Copilot NESの機能を使うには、GitHub Copilotアイコン→設定→「次の編集候補を有効にする」にチェックを入れる必要があります。

例えば以下のコードでは、4つのメソッドのうち上2つに引数をチェックする条件分岐を入れたところ、残りのメソッドに対してCopilot NESにより編集候補が提案されました。

Tabキーを押すと提案を受け入れられます。

従来のインテリセンスよりも強力にアシストしてくれるので、作業効率アップや修正漏れの防止に役立ちそうです。
Copilot エージェントモード(Visual Studio 2022 バージョン17.14 以降)
Copilot エージェントモードは、チャット機能の枠を超えて、より自律的・能動的に開発タスクをこなしてくれる先進的な機能です。
例えば「このプロジェクトに新たな機能を追加したい」「特定の設計パターンで全体をリファクタしたい」といった要望に対して、Copilotが複数のファイルや様々なツールを連携して自動で作業を進めてくれます。
Visual Studio 2022 バージョン 17.13 では、複数ファイルをまとめて編集できる「Copilot Edits」機能が提供されていました。
バージョン 17.14 以降では、この機能が「エージェントモード」として進化・統合されていますが、設定でエージェントモードをオフにすれば、従来の「Copilot Edits」も引き続き利用できます。
使い方はとてもシンプルで、以下の「質問」を「エージェント」に切り替え、変更や依頼内容を入力するだけです。

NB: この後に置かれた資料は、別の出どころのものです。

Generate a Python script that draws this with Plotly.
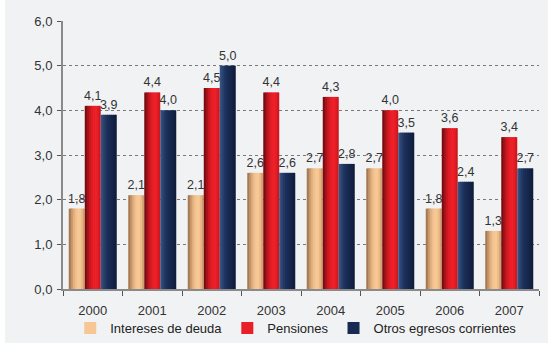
import plotly.graph_objects as go

years = ["2000", "2001", "2002", "2003", "2004", "2005", "2006", "2007"]
intereses = [1.8, 2.1, 2.1, 2.6, 2.7, 2.7, 1.8, 1.3]
pensiones = [4.1, 4.4, 4.5, 4.4, 4.3, 4.0, 3.6, 3.4]
otros = [3.9, 4.0, 5.0, 2.6, 2.8, 3.5, 2.4, 2.7]
names = ["Intereses de deuda", "Pensiones", "Otros egresos corrientes"]

# left-to-right shading of each bar (cylinder look)
shades = [
    ["#a57a52", "#c6956a", "#dfae7e", "#efbe8b", "#f6c794", "#f7c895", "#ecba87", "#cfa072"],
    ["#7a0c11", "#a01319", "#c4171f", "#dc1b24", "#ea1e27", "#ee2029", "#e41d26", "#cc1920"],
    ["#34507e", "#2a426f", "#203762", "#1b2e58", "#182a51", "#16264b", "#132244", "#101d3c"],
]
legend_color_idx = 4

FONT = "Liberation Sans, Arial, sans-serif"
BAR_W = 0.269          # bar width in category units
GROUP_START = -0.4035  # left edge of first bar relative to category centre
N = 8

fig = go.Figure()
for s, (name, vals, cols) in enumerate(zip(names, [intereses, pensiones, otros], shades)):
    left = GROUP_START + s * BAR_W
    sw = BAR_W / N
    for k, col in enumerate(cols):
        w = sw * 1.6 if k < N - 1 else sw
        fig.add_trace(go.Bar(
            x=years, y=vals, name=name,
            marker=dict(color=col, line=dict(width=0)),
            width=w, offset=left + k * sw,
            showlegend=(k == legend_color_idx), legendrank=s + 1,
            hoverinfo="skip",
        ))
    # text carrier (transparent) spanning the full bar
    fig.add_trace(go.Bar(
        x=years, y=vals, name=name, showlegend=False,
        marker=dict(color="rgba(0,0,0,0)", line=dict(width=0)),
        width=BAR_W, offset=left,
        texttemplate="%{y:.1f}", textposition="outside",
        constraintext="none",
        textfont=dict(size=12.5, color="#333333", family=FONT),
        cliponaxis=False,
    ))

fig.update_layout(
    width=543, height=343,
    barmode="overlay",
    separators=",.",
    paper_bgcolor="#f1f2f4", plot_bgcolor="#f1f2f4",
    margin=dict(l=58, r=9, t=21, b=54, autoexpand=False),
    font=dict(family=FONT, size=13, color="#333333"),
    showlegend=True,
    legend=dict(orientation="h", x=0.49, xanchor="center",
                yref="container", y=0.0, yanchor="bottom",
                font=dict(size=13, color="#222222", family=FONT), itemwidth=30,
                traceorder="normal", bgcolor="rgba(0,0,0,0)"),
)
fig.update_xaxes(
    automargin=False,
    showline=True, linecolor="#8a8a8a", linewidth=2,
    ticks="outside", tickson="boundaries", ticklen=5, tickcolor="#555555",
    ticklabelstandoff=8,
    tickfont=dict(size=13, color="#333333", family=FONT), showgrid=False,
)
fig.update_yaxes(
    automargin=False,
    range=[0, 6], dtick=1, tickformat=".1f",
    showline=True, linecolor="#8a8a8a", linewidth=2,
    ticks="outside", ticklen=4, tickcolor="#555555",
    ticklabelstandoff=2,
    tickfont=dict(size=13, color="#333333", family=FONT),
    showgrid=True, gridcolor="#7a7a7a", griddash="3px,3px", gridwidth=1,
    zeroline=False,
)
fig.write_html(
    "out.html",
    post_script="document.body.style.margin='0 0 0 5px';document.body.style.background='#ffffff';",
)
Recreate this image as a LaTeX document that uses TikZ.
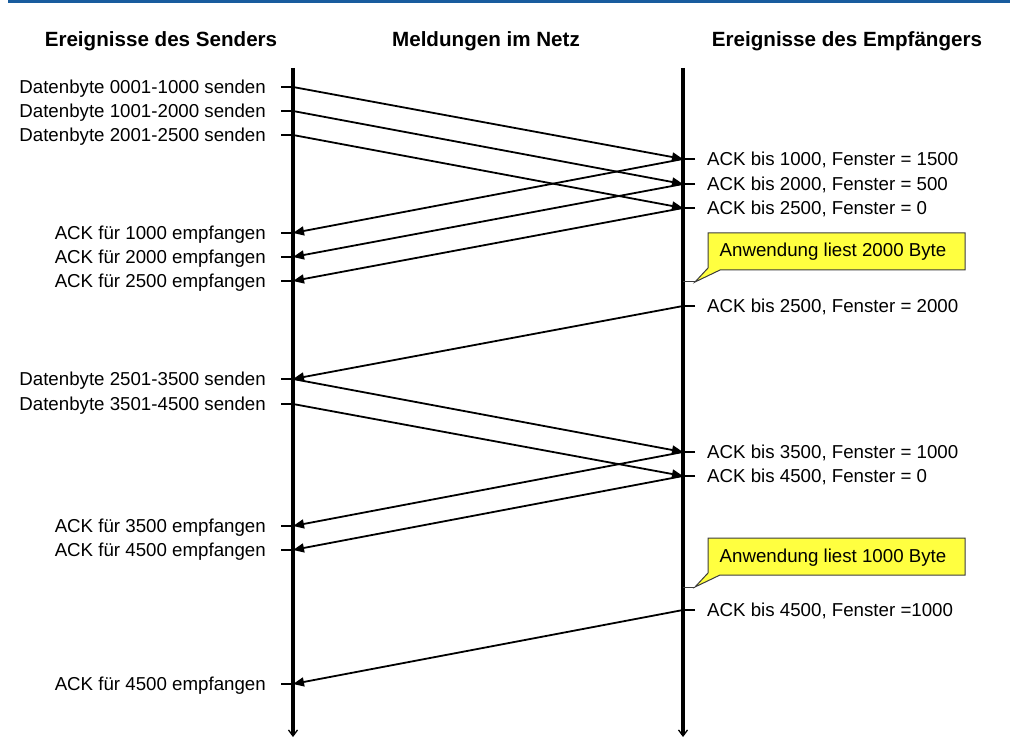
\documentclass[tikz,border=0pt]{standalone}
\usepackage{fontspec}
\setmainfont{Liberation Sans}
\usetikzlibrary{arrows.meta}
\definecolor{topblue}{RGB}{24,92,158}
\definecolor{callyellow}{RGB}{255,255,64}
\definecolor{callborder}{RGB}{60,60,60}
\begin{document}
\begin{tikzpicture}[x=1pt,y=-1pt,
  font=\fontsize{18.7pt}{20pt}\selectfont,
  timeline/.style={line width=3.2pt,-{Straight Barb[length=6pt,width=9pt,line width=1.3pt]}},
  msg/.style={line width=1.8pt,-{Triangle[length=11pt,width=9pt]}},
  tickline/.style={line width=1.4pt},
  llbl/.style={anchor=base east,inner sep=0pt,yshift=-6.5pt},
  rlbl/.style={anchor=base west,inner sep=0pt,yshift=-6.5pt},
  header/.style={anchor=base,inner sep=0pt,font=\fontsize{20.6pt}{22pt}\selectfont\bfseries},
  callout/.style={fill=callyellow,draw=callborder,line width=1pt},
  calltext/.style={inner sep=0pt,anchor=base}
]
\useasboundingbox (0,0) rectangle (1010,738);
\fill[topblue] (8,0) rectangle (1010,3);

% headers
\node[header] (h1) at (161,47) {Ereignisse des Senders};
\node[header] (h2) at (486,47) {Meldungen im Netz};
\node[header] (h3) at (847,47) {Ereignisse des Empfängers};

% timelines
\coordinate (stop) at (293,68);
\coordinate (sbot) at (293,737);
\coordinate (rtop) at (683,68);
\coordinate (rbot) at (683,737);
\draw[timeline] (stop) -- (sbot);
\draw[timeline] (rtop) -- (rbot);

% sender events
\foreach \n/\y/\t in {1/87/{Datenbyte 0001-1000 senden},
                      2/111/{Datenbyte 1001-2000 senden},
                      3/135/{Datenbyte 2001-2500 senden},
                      4/233/{ACK für 1000 empfangen},
                      5/257/{ACK für 2000 empfangen},
                      6/281/{ACK für 2500 empfangen},
                      7/379/{Datenbyte 2501-3500 senden},
                      8/404/{Datenbyte 3501-4500 senden},
                      9/526/{ACK für 3500 empfangen},
                      10/550/{ACK für 4500 empfangen},
                      11/684/{ACK für 4500 empfangen}}{
  \coordinate (L\n) at (293,\y);
  \coordinate (Lt\n) at (281,\y);
  \node[llbl] (ll\n) at (266,\y) {\t};
  \draw[tickline] (Lt\n) -- (L\n);
}

% receiver events
\foreach \n/\y/\t in {1/159/{ACK bis 1000, Fenster = 1500},
                      2/184/{ACK bis 2000, Fenster = 500},
                      3/208/{ACK bis 2500, Fenster = 0},
                      4/306/{ACK bis 2500, Fenster = 2000},
                      5/452/{ACK bis 3500, Fenster = 1000},
                      6/476/{ACK bis 4500, Fenster = 0},
                      7/610/{ACK bis 4500, Fenster =1000}}{
  \coordinate (R\n) at (683,\y);
  \coordinate (Rt\n) at (695,\y);
  \node[rlbl] (rl\n) at (707,\y) {\t};
  \draw[tickline] (Rt\n) -- (R\n);
}

% messages
\draw[msg] (L1) -- (R1);
\draw[msg] (L2) -- (R2);
\draw[msg] (L3) -- (R3);
\draw[msg] (R1) -- (L4);
\draw[msg] (R2) -- (L5);
\draw[msg] (R3) -- (L6);
\draw[msg] (R4) -- (L7);
\draw[msg] (L7) -- (R5);
\draw[msg] (L8) -- (R6);
\draw[msg] (R5) -- (L9);
\draw[msg] (R6) -- (L10);
\draw[msg] (R7) -- (L11);

% callouts
\foreach \n/\y/\t in {1/233/{Anwendung liest 2000 Byte},2/538/{Anwendung liest 1000 Byte}}{
  \draw[callout] (708,\y) -- (965,\y) -- (965,\y+37) -- (720,\y+37)
     -- (695,\y+49) -- (708,\y+35) -- cycle;
  \node[calltext] (ct\n) at (833,\y+24) {\t};
  \coordinate (C\n) at (683,\y+49);
  \coordinate (Ct\n) at (695,\y+49);
  \draw[callborder,line width=1pt] (C\n) -- (Ct\n);
}
\end{tikzpicture}
\end{document}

ここでは例として、BlazorのシンプルなTODOアプリに認証機能を実装してとエージェントに依頼してみます。ちなみに以下はログイン機能実装前のTODOアプリです。

以下のように依頼すると、Copilot エージェントがプロジェクト内のファイルを自動で調べて、認証機能に必要なファイルの追加や修正を行います。(必要に応じてビルドやエラー修正もエージェントが行ってくれます)

今回は数分でタスクが完了しました。デバッグ実行して動きを確認してみます。
Todo画面を開こうとすると、ログインが求められるようになっていました。

IDとパスワードを指定してログインします。

ログインに成功するとTodo画面が表示されました。シンプルですが最低限の認証機能がエージェントによって追加されたことがわかります。

今回はシンプルな例でしたが、エージェントモードを使えば、プロジェクト全体の横断的な作業もAIに丸ごと任せることができるようになります。
Copilot Freeでも試すことができるので、ぜひ実際に動かしてエージェントモードのすごさを実感してみてください。
まとめ
Visual Studio 2022へのGitHub Copilotの導入方法から、基本的な使い方について紹介しました。
GitHub Copilotの成長は早く、次々と新しい機能が追加されています。
常に最新のドキュメントを確認しながら、GitHub Copilotをフル活用していきましょう。